Now I shan’t mount a strong defence of this movie, it’s rather silly and overstuffed with action (one of the strengths of better Westerns is judicious pacing and placing of action and violence within genuine drama so they have real impact, here the action is so non-stop, it’s almost like a live-action cartoon). But- it’s possible to have fun watching a largely mindless and inconsequential timewaster, once you realise what you’re in for, and I confess I rather enjoyed this. The 1970s vibe is quite fun, I actually thought Brown wasn’t bad in the lead role (Williamson is weaker, IMO) and Van Cleef, with shoulder length hair, cuts a pretty cool figure (in later life he rather lost his looks, his fondness for alcohol perhaps a contributory factor, but at this point he’s still charismatic).

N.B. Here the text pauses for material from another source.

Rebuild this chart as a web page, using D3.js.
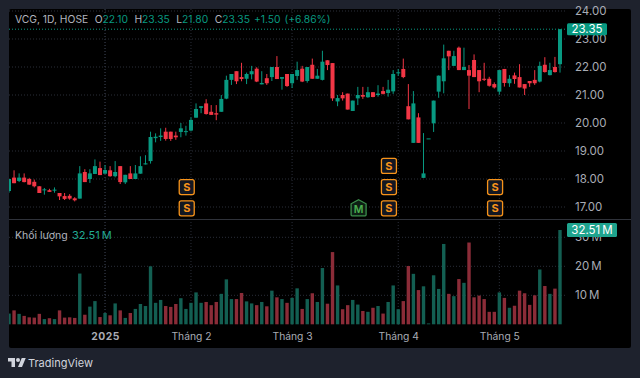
<!DOCTYPE html>
<html lang="en">

<head>
    <meta charset="UTF-8">
    <script src="https://d3js.org/d3.v7.min.js"></script>
    <title>VCG 1D</title>
    <style>
        html, body { margin: 0; padding: 0; background: #1e222d; overflow: hidden; }
        svg { display: block; font-family: Inter, Roboto, sans-serif; }
        .axis path, .axis line { display: none; }
        .axis text { fill: #a9acb5; font-size: 11.5px; font-family: Inter, Roboto, sans-serif; }
    </style>
</head>

<body>
    <svg id="mainsvg" width="640" height="378"></svg>

    <script>
        // OHLC, one entry per trading day
        const opens = [17.57, 18.05, 17.93, 18.05, 18.00, 17.90, 17.74, 17.60, 17.60, 17.60,
            17.50, 17.39, 17.40, 17.31, 17.30, 18.25, 18.00, 18.18, 18.39, 18.19,
            18.31, 18.10, 18.46, 17.88, 18.20, 18.00, 18.19, 18.52, 18.64, 19.46,
            19.50, 19.69, 19.69, 19.55, 19.68, 19.69, 19.73, 20.19, 20.54, 20.70,
            20.40, 20.35, 20.40, 20.87, 21.54, 21.85, 21.64, 21.58, 21.74, 21.94,
            21.38, 21.60, 21.64, 22.00, 21.58, 21.75, 21.42, 21.68, 21.94, 21.50,
            22.08, 21.58, 21.54, 22.24, 22.14, 20.77, 21.00, 21.05, 20.43, 20.88,
            21.00, 20.92, 21.10, 21.00, 21.14, 21.07, 21.13, 21.79, 21.93, 20.60,
            19.29, 20.20, 18.04, 19.45, 19.99, 21.12, 21.49, 22.58, 22.04, 22.69,
            21.89, 21.89, 22.25, 21.89, 21.58, 21.58, 21.39, 21.12, 21.93, 21.42,
            21.70, 21.64, 21.39, 21.50, 21.54, 21.48, 22.08, 21.71, 22.00, 22.10]
        const highs = [18.00, 18.31, 18.20, 18.20, 18.04, 17.98, 17.74, 17.68, 17.65, 17.70,
            17.50, 17.50, 17.46, 17.35, 18.46, 18.35, 18.35, 18.70, 18.62, 18.50,
            18.46, 18.64, 18.46, 18.15, 18.46, 18.50, 18.81, 18.85, 19.69, 19.63,
            19.81, 19.83, 19.69, 19.69, 20.00, 19.90, 20.20, 20.70, 20.60, 20.85,
            20.64, 20.64, 21.00, 21.69, 21.75, 21.85, 22.15, 21.80, 22.04, 21.99,
            21.85, 21.75, 22.00, 22.39, 21.64, 21.75, 21.75, 22.19, 22.04, 22.00,
            22.30, 21.93, 22.58, 22.24, 22.14, 21.00, 21.10, 21.05, 20.80, 21.29,
            21.29, 21.29, 21.10, 21.35, 21.29, 21.54, 21.89, 21.93, 22.30, 21.39,
            21.14, 20.35, 19.64, 19.45, 20.80, 21.70, 22.80, 22.58, 22.58, 22.73,
            22.69, 22.07, 22.45, 21.89, 22.15, 21.65, 21.45, 21.89, 21.93, 21.71,
            21.80, 22.10, 21.39, 21.50, 21.89, 22.19, 22.35, 22.15, 22.36, 23.35]
        const lows = [17.51, 17.85, 17.89, 17.88, 17.79, 17.70, 17.50, 17.44, 17.54, 17.51,
            17.25, 17.25, 17.26, 17.20, 17.30, 17.89, 17.86, 18.18, 18.14, 18.19,
            18.08, 18.06, 17.82, 17.82, 18.00, 18.00, 18.19, 18.52, 18.55, 19.31,
            19.36, 19.37, 19.36, 19.40, 19.49, 19.55, 19.70, 20.19, 20.35, 20.30,
            20.29, 20.10, 20.40, 20.85, 21.36, 21.39, 21.49, 21.39, 21.56, 21.46,
            21.38, 21.36, 21.50, 21.57, 21.19, 21.29, 21.25, 21.54, 21.46, 21.44,
            21.58, 21.58, 21.52, 21.89, 20.79, 20.60, 20.80, 20.48, 20.43, 20.64,
            20.86, 20.90, 20.92, 20.94, 21.02, 20.94, 21.04, 21.68, 21.60, 20.13,
            19.29, 19.29, 18.04, 19.45, 19.68, 20.90, 21.06, 21.89, 22.04, 21.89,
            21.89, 20.50, 21.64, 21.10, 21.50, 21.30, 21.23, 21.01, 21.30, 21.29,
            21.40, 21.27, 21.00, 21.29, 21.36, 21.45, 21.80, 21.70, 21.80, 21.80]
        const closes = [18.00, 17.85, 18.05, 17.89, 17.80, 17.74, 17.50, 17.63, 17.54, 17.62,
            17.38, 17.29, 17.30, 17.24, 18.20, 17.89, 18.20, 18.46, 18.14, 18.32,
            18.10, 18.25, 17.89, 18.15, 18.00, 18.20, 18.46, 18.56, 19.50, 19.51,
            19.55, 19.43, 19.43, 19.49, 19.81, 19.71, 20.11, 20.50, 20.60, 20.32,
            20.29, 20.30, 20.86, 21.54, 21.75, 21.49, 21.57, 21.75, 21.85, 21.48,
            21.43, 21.42, 22.00, 21.57, 21.64, 21.32, 21.75, 21.89, 21.48, 22.00,
            21.58, 21.69, 22.19, 22.07, 20.88, 20.89, 20.88, 20.48, 20.80, 21.00,
            20.94, 21.10, 20.93, 21.05, 21.04, 21.19, 21.75, 21.81, 21.64, 20.13,
            20.70, 19.29, 18.20, 19.45, 20.80, 21.69, 22.31, 22.38, 22.39, 21.89,
            22.00, 21.69, 21.64, 21.49, 21.54, 21.33, 21.27, 21.89, 21.43, 21.58,
            21.57, 21.27, 21.23, 21.42, 21.42, 22.04, 21.82, 21.89, 21.82, 23.35]
        // khối lượng, millions
        const volumes = [3.7, 4.8, 3.6, 2.9, 2.4, 2.3, 3.6, 1.8, 2.1, 1.8,
            4.8, 2.3, 2.4, 2.2, 17.5, 3.3, 6.1, 8.0, 2.5, 3.9,
            3.1, 7.2, 4.8, 2.2, 3.9, 5.3, 7.0, 6.3, 20.0, 7.4,
            8.4, 6.3, 6.0, 7.0, 9.0, 5.3, 7.4, 11.0, 7.4, 7.7,
            6.6, 7.7, 10.5, 15.5, 8.7, 8.7, 10.8, 7.9, 7.2, 6.6,
            7.7, 6.2, 11.6, 9.3, 8.7, 7.4, 9.1, 12.4, 5.3, 8.7,
            10.7, 7.7, 19.4, 7.1, 24.9, 13.4, 5.2, 6.6, 8.4, 6.8,
            4.6, 4.3, 5.7, 6.3, 3.7, 7.7, 13.4, 5.2, 8.0, 20.1,
            17.4, 11.8, 13.1, 0.3, 16.9, 12.2, 27.7, 10.5, 9.7, 15.6,
            14.3, 28.2, 9.3, 9.9, 8.7, 4.3, 4.3, 11.0, 9.1, 5.7,
            6.4, 11.6, 10.7, 6.7, 10.0, 18.9, 13.2, 10.5, 12.3, 32.51]

        const priceTicks = [17, 18, 19, 20, 21, 22, 23, 24]
        const volumeTicks = [10, 20, 30]
        const timeTickBars = [19, 36, 56, 77, 97]
        const timeTickLabels = ['2025', 'Tháng 2', 'Tháng 3', 'Tháng 4', 'Tháng 5']
        const splitBars = [35, 75, 96]
        const splitCounts = [2, 3, 2]
        const mergerBars = [69]
        const legendParts = ['O', '22.10', 'H', '23.35', 'L', '21.80', 'C', '23.35', '+1.50', '(+6.86%)']

        const green = '#089981'
        const red = '#f23645'
        const gridColor = '#2a2e39'

        const svg = d3.select('#mainsvg')
        const bars = d3.range(closes.length)

        const xScale = d3.scaleLinear().domain([0, bars.length - 1]).range([9, 560])
        const yPrice = d3.scaleLinear().domain([17, 24]).range([207, 11])
        const yVolume = d3.scaleLinear().domain([0, 30]).range([324.3, 237.3])
        const isUp = i => closes[i] >= opens[i]

        // 面板
        svg.append('rect').attr('x', 9).attr('y', 9).attr('width', 622).attr('height', 339)
            .attr('rx', 2).attr('fill', '#000')

        svg.append('clipPath').attr('id', 'plot').append('rect')
            .attr('x', 9).attr('y', 9).attr('width', 556).attr('height', 339)

        const plot = svg.append('g').attr('clip-path', 'url(#plot)')

        // grid
        plot.selectAll('.hgrid').data(priceTicks).enter().append('line')
            .attr('x1', 9).attr('x2', 565)
            .attr('y1', d => yPrice(d)).attr('y2', d => yPrice(d))
            .attr('stroke', gridColor).attr('stroke-dasharray', '1,2')
        plot.selectAll('.vgrid').data(volumeTicks).enter().append('line')
            .attr('x1', 9).attr('x2', 565)
            .attr('y1', d => yVolume(d)).attr('y2', d => yVolume(d))
            .attr('stroke', gridColor).attr('stroke-dasharray', '1,2')
        plot.selectAll('.tgrid').data(timeTickBars).enter().append('line')
            .attr('x1', d => xScale(d)).attr('x2', d => xScale(d))
            .attr('y1', 9).attr('y2', 325)
            .attr('stroke', gridColor).attr('stroke-dasharray', '1,2')
            .attr('stroke-width', (d, i) => i === 0 ? 1.6 : 1)

        // pane separator
        svg.append('line').attr('x1', 9).attr('x2', 631).attr('y1', 219.5).attr('y2', 219.5)
            .attr('stroke', '#2f323a')

        // last price line
        plot.append('line').attr('x1', 9).attr('x2', 565)
            .attr('y1', yPrice(closes[closes.length - 1])).attr('y2', yPrice(closes[closes.length - 1]))
            .attr('stroke', green).attr('stroke-dasharray', '1,2')

        // volume
        plot.selectAll('.vol').data(bars).enter().append('rect')
            .attr('x', i => xScale(i) - 1.7)
            .attr('width', 3.4)
            .attr('y', i => yVolume(volumes[i]))
            .attr('height', i => yVolume(0) - yVolume(volumes[i]))
            .attr('fill', i => isUp(i) ? '#135f52' : '#8b2c38')

        // candles
        plot.selectAll('.wick').data(bars).enter().append('line')
            .attr('x1', i => xScale(i)).attr('x2', i => xScale(i))
            .attr('y1', i => yPrice(highs[i])).attr('y2', i => yPrice(lows[i]))
            .attr('stroke', i => isUp(i) ? green : red)
        plot.selectAll('.body').data(bars).enter().append('rect')
            .attr('x', i => xScale(i) - 2)
            .attr('width', 4)
            .attr('y', i => yPrice(Math.max(opens[i], closes[i])))
            .attr('height', i => Math.max(1, Math.abs(yPrice(opens[i]) - yPrice(closes[i]))))
            .attr('fill', i => isUp(i) ? green : red)

        // S markers, stacked up from the bottom of the pane
        const drawSplit = (bar, level) => {
            const g = svg.append('g')
                .attr('transform', `translate(${xScale(bar) + 0.8}, ${208.3 - level * 21.2})`)
            g.append('rect').attr('x', -7.5).attr('y', -7.5).attr('width', 15).attr('height', 15)
                .attr('rx', 2).attr('fill', '#131722').attr('stroke', '#f7931a').attr('stroke-width', 1.3)
            g.append('text').attr('text-anchor', 'middle').attr('dy', '0.36em')
                .attr('font-size', 11).attr('font-weight', 700).attr('fill', '#f7931a').text('S')
        }
        splitBars.forEach((bar, k) => d3.range(splitCounts[k]).forEach(level => drawSplit(bar, level)))

        mergerBars.forEach(bar => {
            const g = svg.append('g').attr('transform', `translate(${xScale(bar) + 0.8}, 208.3)`)
            g.append('path').attr('d', 'M0,-8.5L7.5,-4.5V6.5Q7.5,7.5 6.5,7.5H-6.5Q-7.5,7.5 -7.5,6.5V-4.5Z')
                .attr('fill', '#0d1f14').attr('stroke', '#3c8f4c').attr('stroke-width', 1.3)
            g.append('text').attr('text-anchor', 'middle').attr('dy', '0.42em')
                .attr('font-size', 10.5).attr('font-weight', 600).attr('fill', '#4caf50').text('M')
        })

        // axes
        const priceAxis = svg.append('g').attr('class', 'axis')
            .attr('transform', 'translate(575, 0)')
            .call(d3.axisRight(yPrice).tickValues(priceTicks).tickSize(0).tickPadding(0).tickFormat(d3.format('.2f')))
        const volumeAxis = svg.append('g').attr('class', 'axis')
            .attr('transform', 'translate(575, 0)')
            .call(d3.axisRight(yVolume).tickValues(volumeTicks).tickSize(0).tickPadding(0).tickFormat(d => d + '\u202fM'))
        const timeAxis = svg.append('g').attr('class', 'axis')
            .attr('transform', 'translate(0, 333)')
            .call(d3.axisBottom(xScale).tickValues(timeTickBars).tickSize(0).tickPadding(0)
                .tickFormat((d, i) => timeTickLabels[i]))
        timeAxis.selectAll('text').style('font-size', '10.3px')
        timeAxis.selectAll('text').filter((d, i) => i === 0)
            .style('letter-spacing', '0.5px').style('font-weight', 700)

        // last value tags
        const lastPrice = closes[closes.length - 1]
        svg.append('rect').attr('x', 567).attr('y', yPrice(lastPrice) - 6).attr('width', 40).attr('height', 12)
            .attr('rx', 1.5).attr('fill', green)
        svg.append('text').attr('x', 587).attr('y', yPrice(lastPrice)).attr('dy', '0.36em')
            .attr('text-anchor', 'middle').attr('font-size', 11.5).attr('fill', '#fff')
            .text(d3.format('.2f')(lastPrice))

        const lastVolume = volumes[volumes.length - 1]
        svg.append('rect').attr('x', 567).attr('y', 223).attr('width', 50).attr('height', 14)
            .attr('rx', 1.5).attr('fill', '#1fa48e')
        svg.append('text').attr('x', 592).attr('y', 230).attr('dy', '0.36em')
            .attr('text-anchor', 'middle').attr('font-size', 11.5).attr('fill', '#fff')
            .text(lastVolume + '\u202fM')

        // legends
        const legend = svg.append('text').attr('x', 15).attr('y', 23).attr('font-size', 10.3)
        legend.append('tspan').attr('fill', '#b2b5be').text('VCG, 1D, HOSE')
        legendParts.forEach((part, i) => {
            const isLetter = /^[OHLC]$/.test(part)
            legend.append('tspan')
                .attr('dx', isLetter ? 6.5 : (i > 7 ? 4 : 0))
                .attr('fill', isLetter ? '#b2b5be' : green)
                .text(part)
        })

        svg.append('text').attr('x', 15).attr('y', 239).attr('font-size', 10.5)
            .attr('fill', '#b2b5be').text('Khối lượng')
        svg.append('text').attr('x', 72).attr('y', 239).attr('font-size', 11)
            .attr('fill', '#22ab94').text(lastVolume + '\u202fM')

        // TradingView logo
        const logo = svg.append('g').attr('transform', 'translate(8, 356) scale(0.5)').attr('fill', '#d1d4dc')
        logo.append('path').attr('d', 'M14 22H7V11H0V4h14v18zM28 22h-8l7.5-18h8L28 22z')
        logo.append('circle').attr('cx', 20).attr('cy', 8).attr('r', 4)
        svg.append('text').attr('x', 28).attr('y', 367).attr('font-size', 11)
            .attr('fill', '#d1d4dc').text('TradingView')
    </script>
</body>

</html>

But like you I was appalled by the filmmakers’ cruelty to horses.
The other two films in the seemingly randomly-compiled box-set besides this and Rio Conchos are Butch and Sundance: The Early Days and The Last Hard Men, and I suppose I shall sit through these one of these days. The idea of a Western directed by Richard Lester is sort-of intriguing, but the phrase ‘Directed by Andrew V McLaglen’ has never been one to lift the heart…
Fair enough re TAKE A HARD RIDE.
BUTCH AND SUNDANCE THE EARLY DAYS a bit ho-hum (see review). THE LAST HARD MEN (also reviewed) interesting because written by Brian Garfield, but various flaws, not the least of which Charlton Heston (in 1970s pants).
Completely agree re McLaglen. OK director for HAVE GUN, GUNSMOKE, etc but def second rate on feature Westerns.
Yes I’ve read some of your reviews of McLaglen pics and have to agree with your generally low opinion of his output. Perhaps the least talented of directors specialising in Westerns, at least big budget ones: his better films are amiably mediocre and his worst ones plain bad. I will check out The Last Hard Men someday, though, seeing as you find it interesting if flawed. I have a less jaundiced opinion of Heston than you, when he’s in a role that suits his rather inflexible acting style and statuesque persona.
I still have a soft spot flaws (many) and all for his Civil War miniseries from ’82 ‘The Blue and the Gray’. Now as a student of that war I’ll take what I get and thankfully better stuff has come down the pike since I still like it. You get Gregory Peck as Lincoln and Warren Oates as psychotic Confederate officer plus plenty of other familiar faces throughout.
I have the same Blu ray set. Glad to have it as the prints and sound are quite good. I’ll have to go through it again. Another four film interestingly put together Blu set that I own is MGM/Fox’s that has ‘Butch Cassidy and the Sundance Kid/The Horse Soldiers/The Comancheros/Fistful of Dollars’. I love getting Westerns on Blu no matter how odd the set up.